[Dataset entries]
************

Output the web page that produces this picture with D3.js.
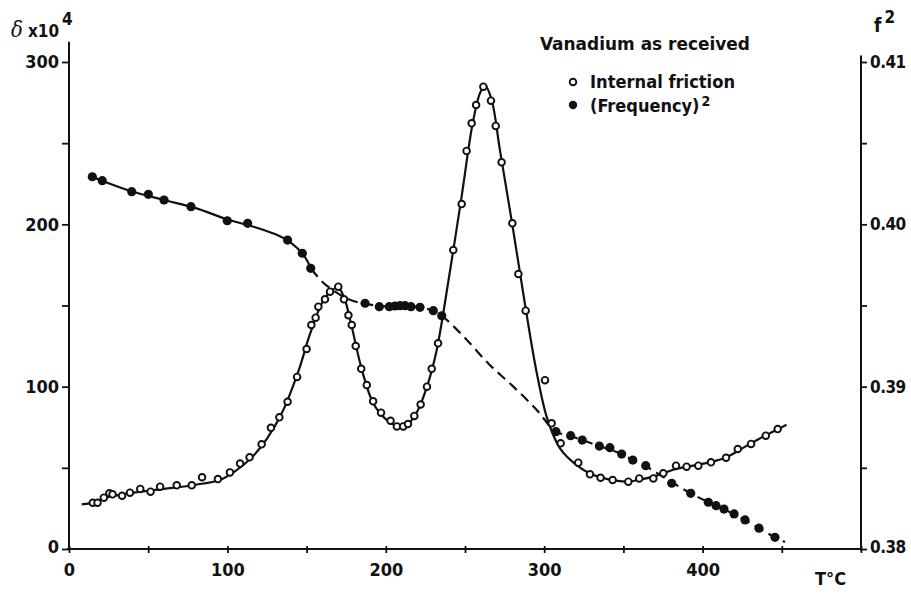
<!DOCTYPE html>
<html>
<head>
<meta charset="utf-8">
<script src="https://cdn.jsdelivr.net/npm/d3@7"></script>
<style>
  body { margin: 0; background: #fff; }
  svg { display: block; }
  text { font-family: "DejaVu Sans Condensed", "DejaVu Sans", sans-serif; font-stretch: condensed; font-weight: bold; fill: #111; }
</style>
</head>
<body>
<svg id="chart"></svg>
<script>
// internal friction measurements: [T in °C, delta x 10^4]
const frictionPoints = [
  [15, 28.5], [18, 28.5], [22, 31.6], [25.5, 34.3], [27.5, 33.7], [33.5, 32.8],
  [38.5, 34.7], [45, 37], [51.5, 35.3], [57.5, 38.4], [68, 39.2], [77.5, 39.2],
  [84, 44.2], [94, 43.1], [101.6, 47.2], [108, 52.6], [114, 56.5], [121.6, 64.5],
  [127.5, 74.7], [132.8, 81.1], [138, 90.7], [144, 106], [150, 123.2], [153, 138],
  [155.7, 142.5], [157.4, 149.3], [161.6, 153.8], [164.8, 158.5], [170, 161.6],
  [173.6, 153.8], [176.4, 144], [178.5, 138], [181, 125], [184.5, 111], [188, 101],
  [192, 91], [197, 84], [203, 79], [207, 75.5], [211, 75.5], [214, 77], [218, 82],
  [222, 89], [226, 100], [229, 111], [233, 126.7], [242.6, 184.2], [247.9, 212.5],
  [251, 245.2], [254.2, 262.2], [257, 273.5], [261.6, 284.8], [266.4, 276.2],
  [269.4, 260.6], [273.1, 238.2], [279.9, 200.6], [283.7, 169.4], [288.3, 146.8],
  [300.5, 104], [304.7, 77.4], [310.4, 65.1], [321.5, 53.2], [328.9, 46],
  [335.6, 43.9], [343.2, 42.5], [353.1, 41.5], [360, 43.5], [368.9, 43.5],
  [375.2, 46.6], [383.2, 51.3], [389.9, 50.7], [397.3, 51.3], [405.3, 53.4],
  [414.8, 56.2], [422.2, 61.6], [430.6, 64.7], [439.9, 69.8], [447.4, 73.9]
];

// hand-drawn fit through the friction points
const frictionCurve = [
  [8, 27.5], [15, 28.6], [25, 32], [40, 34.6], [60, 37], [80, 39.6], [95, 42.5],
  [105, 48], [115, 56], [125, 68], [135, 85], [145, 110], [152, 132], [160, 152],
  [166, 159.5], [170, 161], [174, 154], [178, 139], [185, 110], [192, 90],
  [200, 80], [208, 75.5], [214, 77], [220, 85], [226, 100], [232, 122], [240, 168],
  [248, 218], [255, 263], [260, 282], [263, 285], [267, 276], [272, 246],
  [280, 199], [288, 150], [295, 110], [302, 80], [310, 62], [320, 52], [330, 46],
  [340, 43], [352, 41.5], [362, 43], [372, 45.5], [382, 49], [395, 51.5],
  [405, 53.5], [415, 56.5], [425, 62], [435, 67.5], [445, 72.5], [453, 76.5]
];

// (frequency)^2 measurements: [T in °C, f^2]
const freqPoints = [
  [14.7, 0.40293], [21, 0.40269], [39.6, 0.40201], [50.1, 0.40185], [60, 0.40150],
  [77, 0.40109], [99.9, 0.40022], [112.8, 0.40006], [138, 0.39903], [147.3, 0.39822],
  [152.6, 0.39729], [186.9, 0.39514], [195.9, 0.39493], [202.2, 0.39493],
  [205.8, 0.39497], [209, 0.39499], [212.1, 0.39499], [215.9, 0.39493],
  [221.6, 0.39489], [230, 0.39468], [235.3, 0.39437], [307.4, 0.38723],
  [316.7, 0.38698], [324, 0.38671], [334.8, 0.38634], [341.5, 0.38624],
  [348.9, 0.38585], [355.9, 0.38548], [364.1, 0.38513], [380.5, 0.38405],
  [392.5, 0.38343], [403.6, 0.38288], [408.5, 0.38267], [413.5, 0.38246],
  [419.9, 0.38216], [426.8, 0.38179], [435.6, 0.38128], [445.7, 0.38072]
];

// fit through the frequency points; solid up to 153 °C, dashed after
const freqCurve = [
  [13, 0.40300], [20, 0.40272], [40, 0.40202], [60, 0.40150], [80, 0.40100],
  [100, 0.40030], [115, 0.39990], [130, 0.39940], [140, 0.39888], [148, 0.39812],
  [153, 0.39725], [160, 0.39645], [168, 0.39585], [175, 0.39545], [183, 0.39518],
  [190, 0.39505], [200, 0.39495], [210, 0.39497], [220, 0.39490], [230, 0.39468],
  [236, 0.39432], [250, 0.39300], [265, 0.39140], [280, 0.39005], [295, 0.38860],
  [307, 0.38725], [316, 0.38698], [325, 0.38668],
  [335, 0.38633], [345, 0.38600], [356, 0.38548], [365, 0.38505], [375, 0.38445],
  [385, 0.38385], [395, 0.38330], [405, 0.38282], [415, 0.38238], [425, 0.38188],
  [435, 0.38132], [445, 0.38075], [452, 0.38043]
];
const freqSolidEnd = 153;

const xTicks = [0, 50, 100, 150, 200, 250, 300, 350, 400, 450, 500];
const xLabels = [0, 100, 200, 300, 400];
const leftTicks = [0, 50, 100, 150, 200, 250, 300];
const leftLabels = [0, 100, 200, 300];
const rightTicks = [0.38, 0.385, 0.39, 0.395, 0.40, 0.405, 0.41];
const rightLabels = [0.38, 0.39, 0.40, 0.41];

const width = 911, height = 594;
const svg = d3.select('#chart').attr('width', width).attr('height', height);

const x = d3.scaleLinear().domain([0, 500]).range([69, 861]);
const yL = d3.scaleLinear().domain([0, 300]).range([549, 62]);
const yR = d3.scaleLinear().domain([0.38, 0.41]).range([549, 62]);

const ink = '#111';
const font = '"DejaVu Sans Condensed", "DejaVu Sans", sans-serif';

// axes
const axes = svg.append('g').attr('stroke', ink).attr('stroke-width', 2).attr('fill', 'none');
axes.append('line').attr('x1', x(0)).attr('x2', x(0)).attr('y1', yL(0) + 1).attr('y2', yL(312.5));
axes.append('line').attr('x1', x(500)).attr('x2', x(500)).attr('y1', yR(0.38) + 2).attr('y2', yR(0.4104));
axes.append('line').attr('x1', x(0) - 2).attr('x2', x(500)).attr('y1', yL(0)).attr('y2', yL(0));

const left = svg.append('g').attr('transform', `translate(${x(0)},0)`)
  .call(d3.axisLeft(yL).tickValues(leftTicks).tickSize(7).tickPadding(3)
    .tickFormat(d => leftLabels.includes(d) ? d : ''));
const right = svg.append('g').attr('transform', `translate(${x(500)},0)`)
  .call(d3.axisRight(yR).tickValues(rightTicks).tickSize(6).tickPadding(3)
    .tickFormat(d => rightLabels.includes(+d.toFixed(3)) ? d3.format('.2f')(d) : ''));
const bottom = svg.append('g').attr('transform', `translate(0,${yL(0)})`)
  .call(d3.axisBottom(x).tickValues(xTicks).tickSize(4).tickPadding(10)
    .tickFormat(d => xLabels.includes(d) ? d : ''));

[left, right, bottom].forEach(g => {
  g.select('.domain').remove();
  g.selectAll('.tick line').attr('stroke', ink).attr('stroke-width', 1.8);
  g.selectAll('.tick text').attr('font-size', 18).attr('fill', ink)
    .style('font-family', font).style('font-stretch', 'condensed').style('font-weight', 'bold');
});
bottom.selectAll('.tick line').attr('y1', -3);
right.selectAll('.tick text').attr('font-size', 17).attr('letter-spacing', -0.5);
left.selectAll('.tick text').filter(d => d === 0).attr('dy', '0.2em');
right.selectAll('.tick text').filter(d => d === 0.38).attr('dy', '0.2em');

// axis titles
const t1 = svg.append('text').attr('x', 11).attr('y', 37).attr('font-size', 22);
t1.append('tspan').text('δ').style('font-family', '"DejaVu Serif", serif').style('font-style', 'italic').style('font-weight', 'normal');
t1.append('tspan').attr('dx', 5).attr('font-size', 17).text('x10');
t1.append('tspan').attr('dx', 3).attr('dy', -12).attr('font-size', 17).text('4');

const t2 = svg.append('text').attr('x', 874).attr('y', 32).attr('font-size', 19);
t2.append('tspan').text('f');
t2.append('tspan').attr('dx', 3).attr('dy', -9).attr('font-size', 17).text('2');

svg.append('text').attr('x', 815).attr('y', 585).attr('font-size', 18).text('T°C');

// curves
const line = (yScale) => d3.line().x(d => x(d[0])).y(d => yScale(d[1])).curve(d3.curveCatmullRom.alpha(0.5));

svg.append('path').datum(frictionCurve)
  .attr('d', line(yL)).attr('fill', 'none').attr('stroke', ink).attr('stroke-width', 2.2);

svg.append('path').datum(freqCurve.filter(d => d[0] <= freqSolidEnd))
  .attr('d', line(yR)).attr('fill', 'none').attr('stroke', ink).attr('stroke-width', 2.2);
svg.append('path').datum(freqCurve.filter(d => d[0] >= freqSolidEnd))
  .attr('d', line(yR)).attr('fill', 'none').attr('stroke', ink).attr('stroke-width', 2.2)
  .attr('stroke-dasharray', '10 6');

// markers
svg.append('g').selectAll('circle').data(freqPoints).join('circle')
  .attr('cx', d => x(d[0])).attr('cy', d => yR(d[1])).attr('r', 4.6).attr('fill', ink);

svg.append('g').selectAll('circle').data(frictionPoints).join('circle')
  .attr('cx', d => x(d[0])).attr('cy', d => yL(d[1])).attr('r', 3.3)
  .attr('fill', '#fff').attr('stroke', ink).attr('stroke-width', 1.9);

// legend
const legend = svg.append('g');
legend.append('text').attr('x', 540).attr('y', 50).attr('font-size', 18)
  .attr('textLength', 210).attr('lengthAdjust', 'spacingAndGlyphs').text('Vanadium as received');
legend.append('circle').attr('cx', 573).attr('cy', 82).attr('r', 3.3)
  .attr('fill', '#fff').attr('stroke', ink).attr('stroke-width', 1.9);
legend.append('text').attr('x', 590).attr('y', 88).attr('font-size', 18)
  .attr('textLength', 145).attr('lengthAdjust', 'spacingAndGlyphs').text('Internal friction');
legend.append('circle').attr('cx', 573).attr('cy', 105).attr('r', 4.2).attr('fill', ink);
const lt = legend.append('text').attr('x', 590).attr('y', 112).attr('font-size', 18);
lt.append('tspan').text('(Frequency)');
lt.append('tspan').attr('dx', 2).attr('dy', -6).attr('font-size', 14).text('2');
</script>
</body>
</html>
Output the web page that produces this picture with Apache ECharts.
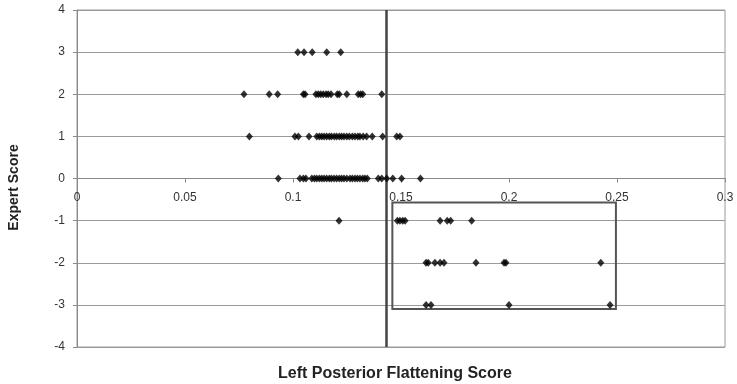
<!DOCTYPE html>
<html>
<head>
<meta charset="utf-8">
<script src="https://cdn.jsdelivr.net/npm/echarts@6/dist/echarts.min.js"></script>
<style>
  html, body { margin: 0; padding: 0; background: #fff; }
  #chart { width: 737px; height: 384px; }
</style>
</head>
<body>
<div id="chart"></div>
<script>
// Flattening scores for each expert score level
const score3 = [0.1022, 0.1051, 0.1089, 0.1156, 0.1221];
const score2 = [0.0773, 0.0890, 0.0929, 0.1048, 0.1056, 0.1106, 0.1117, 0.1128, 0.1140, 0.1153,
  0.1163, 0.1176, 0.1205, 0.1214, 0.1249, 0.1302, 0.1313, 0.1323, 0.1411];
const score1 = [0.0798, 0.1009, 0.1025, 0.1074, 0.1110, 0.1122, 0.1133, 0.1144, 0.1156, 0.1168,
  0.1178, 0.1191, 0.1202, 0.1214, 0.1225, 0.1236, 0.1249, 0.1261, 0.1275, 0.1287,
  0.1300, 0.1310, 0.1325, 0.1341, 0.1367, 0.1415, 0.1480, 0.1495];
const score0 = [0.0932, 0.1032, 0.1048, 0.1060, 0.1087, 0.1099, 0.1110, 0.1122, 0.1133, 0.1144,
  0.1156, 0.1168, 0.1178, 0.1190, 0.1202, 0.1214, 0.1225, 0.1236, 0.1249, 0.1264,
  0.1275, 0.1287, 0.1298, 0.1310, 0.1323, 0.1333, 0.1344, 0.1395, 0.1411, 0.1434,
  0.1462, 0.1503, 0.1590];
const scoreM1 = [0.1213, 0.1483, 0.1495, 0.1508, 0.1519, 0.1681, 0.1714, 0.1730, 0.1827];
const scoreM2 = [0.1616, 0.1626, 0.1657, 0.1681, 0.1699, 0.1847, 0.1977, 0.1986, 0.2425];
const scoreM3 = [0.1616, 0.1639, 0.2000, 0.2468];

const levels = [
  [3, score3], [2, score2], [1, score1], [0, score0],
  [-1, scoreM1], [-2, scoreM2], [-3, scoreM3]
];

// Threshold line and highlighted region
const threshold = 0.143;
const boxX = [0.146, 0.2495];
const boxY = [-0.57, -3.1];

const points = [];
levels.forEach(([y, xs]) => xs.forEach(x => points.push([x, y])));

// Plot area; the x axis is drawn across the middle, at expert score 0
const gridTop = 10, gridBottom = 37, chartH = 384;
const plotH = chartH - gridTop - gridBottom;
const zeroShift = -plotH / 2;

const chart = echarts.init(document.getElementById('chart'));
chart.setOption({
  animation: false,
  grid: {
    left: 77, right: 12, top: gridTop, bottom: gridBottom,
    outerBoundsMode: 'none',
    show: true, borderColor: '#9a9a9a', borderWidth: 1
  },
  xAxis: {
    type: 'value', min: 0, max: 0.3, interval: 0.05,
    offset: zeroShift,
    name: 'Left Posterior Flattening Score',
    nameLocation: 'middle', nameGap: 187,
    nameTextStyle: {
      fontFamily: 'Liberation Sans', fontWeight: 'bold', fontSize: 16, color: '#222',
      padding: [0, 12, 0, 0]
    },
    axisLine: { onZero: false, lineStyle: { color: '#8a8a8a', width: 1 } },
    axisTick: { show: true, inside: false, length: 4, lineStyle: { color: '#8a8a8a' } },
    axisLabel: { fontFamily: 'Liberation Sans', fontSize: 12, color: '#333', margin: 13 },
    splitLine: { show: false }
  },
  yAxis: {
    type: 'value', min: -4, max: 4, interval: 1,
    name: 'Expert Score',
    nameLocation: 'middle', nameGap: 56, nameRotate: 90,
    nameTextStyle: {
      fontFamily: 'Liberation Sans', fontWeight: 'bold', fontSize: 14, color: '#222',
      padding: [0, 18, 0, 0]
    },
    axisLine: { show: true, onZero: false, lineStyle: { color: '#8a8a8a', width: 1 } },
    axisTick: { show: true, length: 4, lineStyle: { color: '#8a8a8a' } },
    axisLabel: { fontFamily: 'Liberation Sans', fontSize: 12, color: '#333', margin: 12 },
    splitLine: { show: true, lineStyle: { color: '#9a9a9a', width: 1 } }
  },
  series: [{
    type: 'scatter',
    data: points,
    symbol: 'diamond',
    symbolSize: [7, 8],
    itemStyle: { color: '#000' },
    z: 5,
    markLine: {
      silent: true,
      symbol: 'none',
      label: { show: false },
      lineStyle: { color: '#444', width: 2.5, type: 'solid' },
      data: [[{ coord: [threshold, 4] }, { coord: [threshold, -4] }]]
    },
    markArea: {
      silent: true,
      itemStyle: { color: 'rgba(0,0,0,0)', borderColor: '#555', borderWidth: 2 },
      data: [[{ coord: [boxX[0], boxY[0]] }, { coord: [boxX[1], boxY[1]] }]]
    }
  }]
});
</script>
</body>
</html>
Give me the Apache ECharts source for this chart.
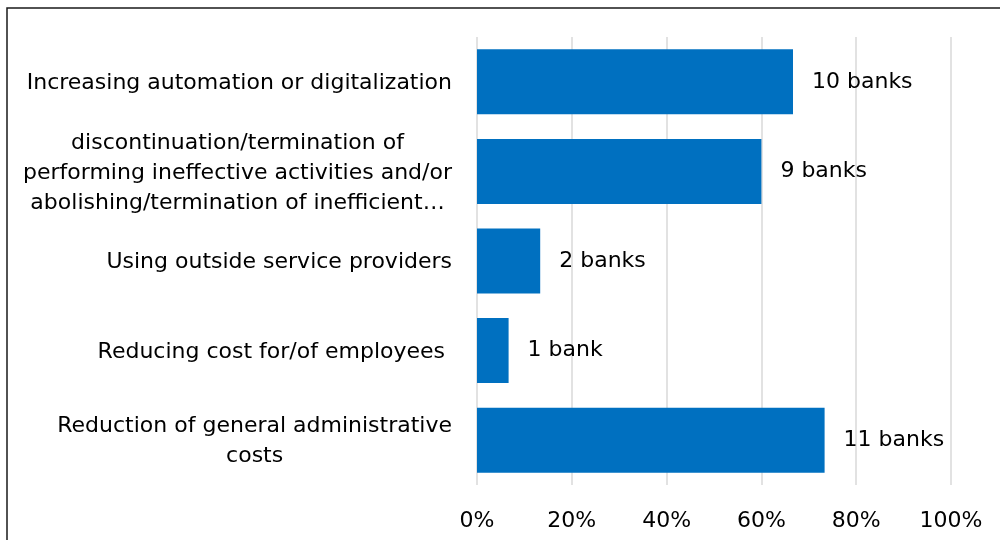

************

GIVEN TASK :: Word for word, restate the lines beginning with the one that has "Output the web page that produces this picture with Apache" and ending with the one that has "levels.forEach(([y, xs]) =>". Keep both ends and skip any pictures.

WORKED SOLUTION ::
Output the web page that produces this picture with Apache ECharts.
<!DOCTYPE html>
<html>
<head>
<meta charset="utf-8">
<script src="https://cdn.jsdelivr.net/npm/echarts@6/dist/echarts.min.js"></script>
<style>
  html, body { margin: 0; padding: 0; background: #fff; }
  #chart { width: 737px; height: 384px; }
</style>
</head>
<body>
<div id="chart"></div>
<script>
// Flattening scores for each expert score level
const score3 = [0.1022, 0.1051, 0.1089, 0.1156, 0.1221];
const score2 = [0.0773, 0.0890, 0.0929, 0.1048, 0.1056, 0.1106, 0.1117, 0.1128, 0.1140, 0.1153,
  0.1163, 0.1176, 0.1205, 0.1214, 0.1249, 0.1302, 0.1313, 0.1323, 0.1411];
const score1 = [0.0798, 0.1009, 0.1025, 0.1074, 0.1110, 0.1122, 0.1133, 0.1144, 0.1156, 0.1168,
  0.1178, 0.1191, 0.1202, 0.1214, 0.1225, 0.1236, 0.1249, 0.1261, 0.1275, 0.1287,
  0.1300, 0.1310, 0.1325, 0.1341, 0.1367, 0.1415, 0.1480, 0.1495];
const score0 = [0.0932, 0.1032, 0.1048, 0.1060, 0.1087, 0.1099, 0.1110, 0.1122, 0.1133, 0.1144,
  0.1156, 0.1168, 0.1178, 0.1190, 0.1202, 0.1214, 0.1225, 0.1236, 0.1249, 0.1264,
  0.1275, 0.1287, 0.1298, 0.1310, 0.1323, 0.1333, 0.1344, 0.1395, 0.1411, 0.1434,
  0.1462, 0.1503, 0.1590];
const scoreM1 = [0.1213, 0.1483, 0.1495, 0.1508, 0.1519, 0.1681, 0.1714, 0.1730, 0.1827];
const scoreM2 = [0.1616, 0.1626, 0.1657, 0.1681, 0.1699, 0.1847, 0.1977, 0.1986, 0.2425];
const scoreM3 = [0.1616, 0.1639, 0.2000, 0.2468];

const levels = [
  [3, score3], [2, score2], [1, score1], [0, score0],
  [-1, scoreM1], [-2, scoreM2], [-3, scoreM3]
];

// Threshold line and highlighted region
const threshold = 0.143;
const boxX = [0.146, 0.2495];
const boxY = [-0.57, -3.1];

const points = [];
levels.forEach(([y, xs]) => xs.forEach(x => points.push([x, y])));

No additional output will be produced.